The following morning, Lovell and Aldrin prepared their spacecraft for the trip back to Earth. At the end of their 59th revolution, they fired Gemini XII’s retrorockets to bring them out of orbit. The spacecraft’s onboard computer guided them to a splashdown only three miles from the planned target and within sight of the prime recovery ship the USS Wasp (CVS-18). The last flight of the Gemini program lasted 94 hours, 34 minutes. Lovell and Aldrin elected to exit their spacecraft in the water and onto a life raft. Rescue crews hoisted them aboard a helicopter that flew them to the deck of the carrier about 30 minutes after splashdown for a celebratory welcome reception. Sailors later hoisted the Gemini XII spacecraft onto the ship. The next day, the astronauts flew by helicopter back to NASA’s Kennedy Space Center in Florida for several days of debriefings before returning to Houston’s Ellington Air Force Base near MSC for reunions with their families. After his two Gemini missions, Lovell was now the world’s most space-traveled man, having spent a total of 18 days in space.
Outside MSC’s nine-story Project Management Building, security guards lowered the U.S. flag and Gemini program pennant for the last time following the Gemini XII splashdown. The flag and pennant were carried aboard the Gemini 3 mission in March 1965 by Virgil I. “Gus” Grissom and John W. Young and flew on the MSC flagstaff around the clock during every subsequent Gemini mission. The flag and pennant were retired and displayed in the MSC Auditorium lobby.

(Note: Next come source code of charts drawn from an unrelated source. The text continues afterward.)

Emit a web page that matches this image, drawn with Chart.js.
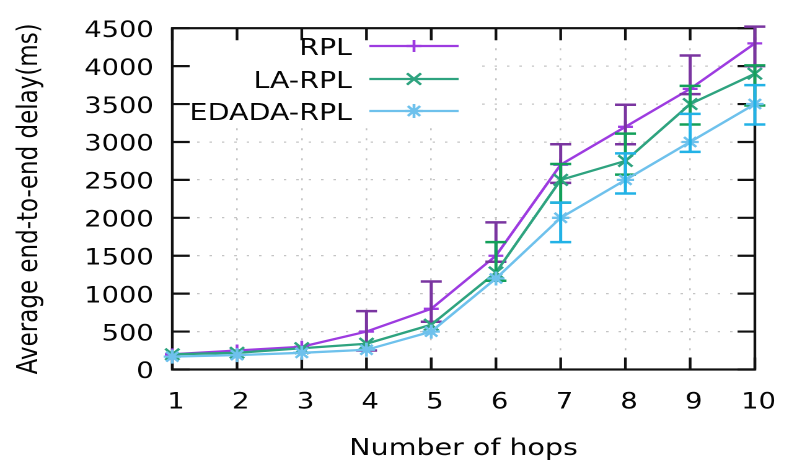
<!DOCTYPE html>
<html>
<head>
<meta charset="utf-8">
<script src="https://cdn.jsdelivr.net/npm/chart.js@4/dist/chart.umd.min.js"></script>
<style>
  html, body { margin: 0; padding: 0; background: #fff; }
</style>
</head>
<body>
<!-- the reference picture is stretched sideways, so the canvas is drawn narrow and widened by css -->
<canvas id="chart" width="643" height="476" style="display:block;width:797px;height:476px"></canvas>
<script>
// Data
const hops = [1, 2, 3, 4, 5, 6, 7, 8, 9, 10];
const yTickValues = [0, 500, 1000, 1500, 2000, 2500, 3000, 3500, 4000, 4500];

const rplDelay = [200, 250, 300, 500, 800, 1500, 2700, 3200, 3700, 4300];
const rplLow = [null, null, null, 250, 630, 1420, 2460, 2970, 3630, 4000];
const rplHigh = [null, null, null, 770, 1160, 1940, 2970, 3490, 4140, 4520];

const laDelay = [200, 220, 280, 340, 590, 1280, 2500, 2750, 3500, 3900];
const laLow = [null, null, null, null, null, 1170, 2200, 2570, 3230, 3480];
const laHigh = [null, null, null, null, null, 1680, 2710, 3110, 3740, 4010];

const edadaDelay = [170, 190, 220, 260, 500, 1200, 2000, 2500, 3000, 3500];
const edadaLow = [null, null, null, null, null, null, 1680, 2320, 2870, 3230];
const edadaHigh = [null, null, null, null, null, null, 2200, 2850, 3370, 3750];

const FONT = 'DejaVu Sans';
const TEXT_COLOR = '#050505';

// Build one line dataset
function buildDataset(label, values, low, high, color, errColor, pointStyle, radius, order) {
    return {
        label: label,
        data: hops.map((h, i) => ({ x: h, y: values[i] })),
        errLow: low,
        errHigh: high,
        errColor: errColor,
        borderColor: color,
        backgroundColor: color,
        borderWidth: 2.3,
        pointStyle: pointStyle,
        pointRadius: radius,
        pointBorderWidth: 2.3,
        pointBorderColor: color,
        pointBackgroundColor: color,
        tension: 0,
        clip: false,
        order: order
    };
}

// Draw a marker (legend sample)
function drawMarker(ctx, style, radius, x, y, color) {
    ctx.strokeStyle = color;
    ctx.fillStyle = color;
    ctx.lineWidth = 2.3;
    Chart.helpers.drawPoint(ctx, { pointStyle: style, radius: radius, rotation: 0, borderWidth: 2.3 }, x, y);
}

// Frame, inward tics and opaque key like gnuplot
const gnuplotFrame = {
    id: 'gnuplotFrame',
    beforeDatasetsDraw(chart) {
        const { ctx, chartArea: a, scales: { x, y } } = chart;
        ctx.save();
        // key box hides the grid behind it
        ctx.fillStyle = '#fff';
        ctx.fillRect(a.left + 1, a.top + 1, 381 - a.left, 127 - a.top);

        ctx.strokeStyle = '#111';
        ctx.lineWidth = 2.2;
        ctx.strokeRect(a.left, a.top, a.width, a.height);
        ctx.beginPath();
        yTickValues.forEach(v => {
            const py = y.getPixelForValue(v);
            ctx.moveTo(a.left, py); ctx.lineTo(a.left + 14, py);
            ctx.moveTo(a.right, py); ctx.lineTo(a.right - 14, py);
        });
        hops.forEach(h => {
            const px = x.getPixelForValue(h);
            ctx.moveTo(px, a.bottom); ctx.lineTo(px, a.bottom - 12);
            ctx.moveTo(px, a.top); ctx.lineTo(px, a.top + 12);
        });
        ctx.stroke();

        // key
        const rows = [46, 79, 111];
        ctx.font = `23px "${FONT}"`;
        ctx.textAlign = 'right';
        ctx.textBaseline = 'middle';
        chart.data.datasets.forEach((ds, i) => {
            const ry = rows[i];
            ctx.fillStyle = TEXT_COLOR;
            ctx.fillText(ds.label, 284, ry + 3);
            ctx.strokeStyle = ds.borderColor;
            ctx.lineWidth = 2.3;
            ctx.beginPath();
            ctx.moveTo(298, ry); ctx.lineTo(370, ry);
            ctx.stroke();
            drawMarker(ctx, ds.pointStyle, ds.pointRadius, 334, ry, ds.borderColor);
        });
        ctx.restore();
    },
    afterDatasetDraw(chart, args) {
        const ds = chart.data.datasets[args.index];
        const { ctx, scales: { x, y } } = chart;
        ctx.save();
        ctx.strokeStyle = ds.errColor;
        ctx.lineWidth = 2.5;
        ctx.beginPath();
        hops.forEach((h, i) => {
            if (ds.errLow[i] == null) return;
            const px = x.getPixelForValue(h);
            const lo = y.getPixelForValue(ds.errLow[i]);
            const hi = y.getPixelForValue(ds.errHigh[i]);
            ctx.moveTo(px, lo); ctx.lineTo(px, hi);
            ctx.moveTo(px - 8.5, lo); ctx.lineTo(px + 8.5, lo);
            ctx.moveTo(px - 8.5, hi); ctx.lineTo(px + 8.5, hi);
        });
        ctx.stroke();
        ctx.restore();
    }
};

const datasets = [
    buildDataset('RPL', rplDelay, rplLow, rplHigh, '#9d3be0', '#7a35a0', 'cross', 6, 2),
    buildDataset('LA-RPL', laDelay, laLow, laHigh, '#2ea37f', '#13a05a', 'crossRot', 8, 1),
    buildDataset('EDADA-RPL', edadaDelay, edadaLow, edadaHigh, '#6ec1ec', '#22b2e6', 'star', 7, 0)
];

const ctx = document.getElementById('chart');
new Chart(ctx, {
    type: 'line',
    data: { datasets: datasets },
    options: {
        responsive: false,
        animation: false,
        devicePixelRatio: 2,
        layout: { padding: { left: 10, right: 26, top: 17, bottom: 13 } },
        plugins: {
            legend: { display: false },
            tooltip: { enabled: false }
        },
        scales: {
            x: {
                type: 'linear',
                min: 1,
                max: 10,
                afterBuildTicks: s => { s.ticks = hops.map(v => ({ value: v })); },
                afterFit: s => { s.height = 476 - 13 - 369.5; },
                ticks: {
                    font: { family: FONT, size: 22 },
                    color: TEXT_COLOR,
                    padding: 20,
                    labelOffset: 3,
                    maxRotation: 0,
                    callback: v => String(v)
                },
                grid: { color: '#c4c4c4', lineWidth: 1.3, drawTicks: false },
                border: { display: false, dash: [2, 8] },
                title: {
                    display: true,
                    text: 'Number of hops',
                    font: { family: FONT, size: 23 },
                    color: TEXT_COLOR,
                    padding: { top: 0, bottom: 0 }
                }
            },
            y: {
                min: 0,
                max: 4500,
                afterBuildTicks: s => { s.ticks = yTickValues.map(v => ({ value: v })); },
                afterFit: s => { s.width = 139 - 10; },
                ticks: {
                    font: { family: FONT, size: 22 },
                    color: TEXT_COLOR,
                    padding: 15,
                    labelOffset: 3,
                    callback: v => String(v)
                },
                grid: { color: '#c4c4c4', lineWidth: 1.3, drawTicks: false },
                border: { display: false, dash: [2, 8] },
                title: {
                    display: true,
                    text: 'Average end-to-end delay(ms)',
                    font: { family: FONT, size: 23 },
                    color: TEXT_COLOR,
                    padding: 0
                }
            }
        }
    },
    plugins: [gnuplotFrame]
});
</script>
</body>
</html>
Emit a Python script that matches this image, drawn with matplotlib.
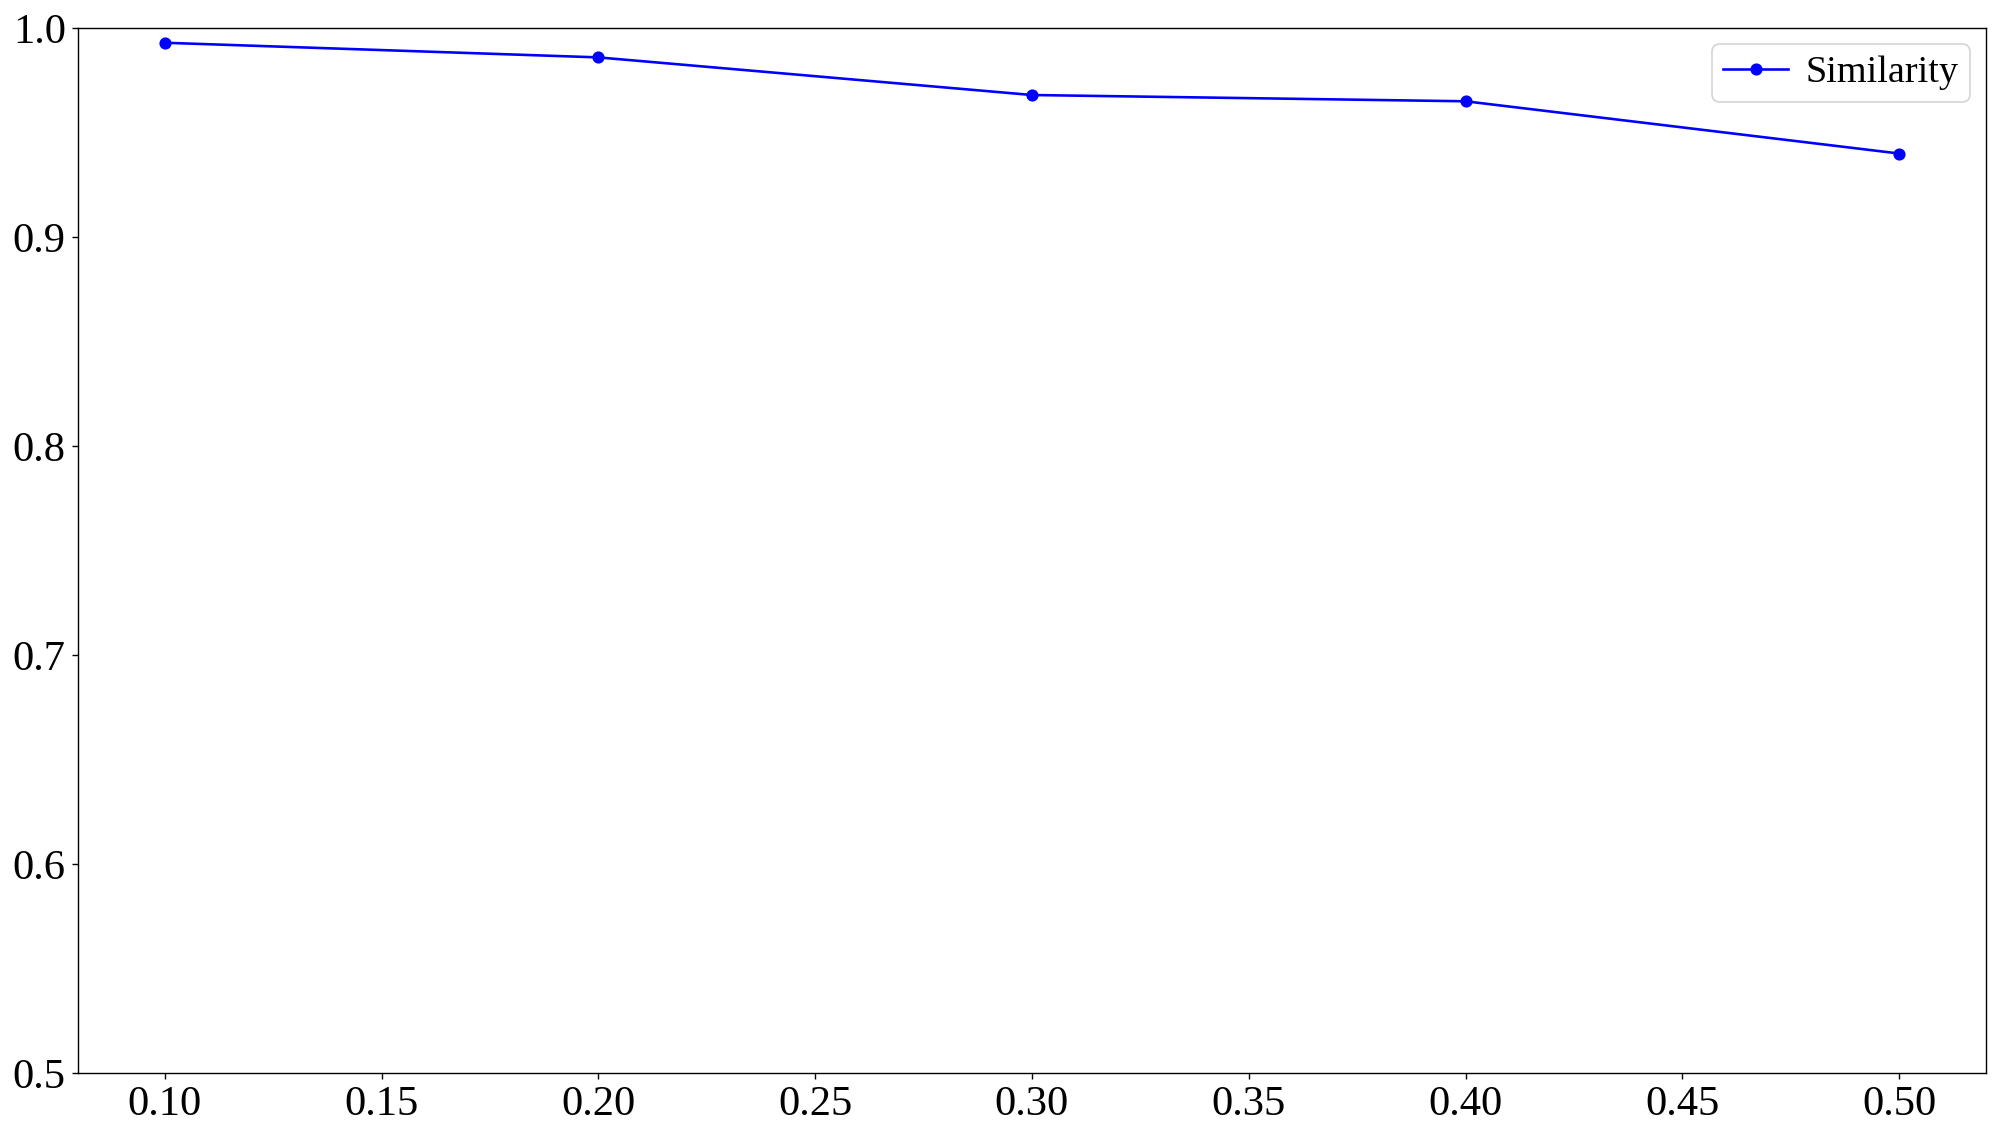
import matplotlib
matplotlib.use("Agg")
import matplotlib.pyplot as plt

ratios = [0.1, 0.2, 0.3, 0.4, 0.5]
similarity = [0.993, 0.986, 0.968, 0.965, 0.940]
xtick_labels = ["0.10", "0.15", "0.20", "0.25", "0.30", "0.35", "0.40", "0.45", "0.50"]
xtick_vals = [0.10, 0.15, 0.20, 0.25, 0.30, 0.35, 0.40, 0.45, 0.50]
ytick_vals = [0.5, 0.6, 0.7, 0.8, 0.9, 1.0]

plt.rcParams['font.family'] = ['Liberation Serif', 'DejaVu Serif']

fig = plt.figure(figsize=(16, 9), dpi=125)
ax = fig.add_axes([0.039, 0.046, 0.954, 0.929])
ax.plot(ratios, similarity, color='blue', marker='o', linewidth=1.5, markersize=6, label='Similarity')
ax.set_ylim(0.5, 1.0)
ax.set_xlim(0.08, 0.52)
ax.set_xticks(xtick_vals)
ax.set_xticklabels(xtick_labels)
ax.set_yticks(ytick_vals)
ax.tick_params(labelsize=24.5)
ax.legend(loc='upper right', fontsize=22, borderpad=0.3, borderaxespad=0.42,
          handlelength=1.7, handletextpad=0.45)
fig.savefig("out.png", dpi=125)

The splashdown of Gemini XII ended the highly-successful Gemini program. Ten crewed missions were flown in 20 months, and although some encountered technical issues, all the major program objectives were accomplished, paving the way for the Apollo program and the first Moon landing less than three years later. On Nov. 23, Lovell and Aldrin summarized their mission, including narrating a film of their flight, to assembled reporters during a two-hour press conference in MSC’s main auditorium.
The Gemini XII spacecraft is on display at the Adler Planetarium in Chicago.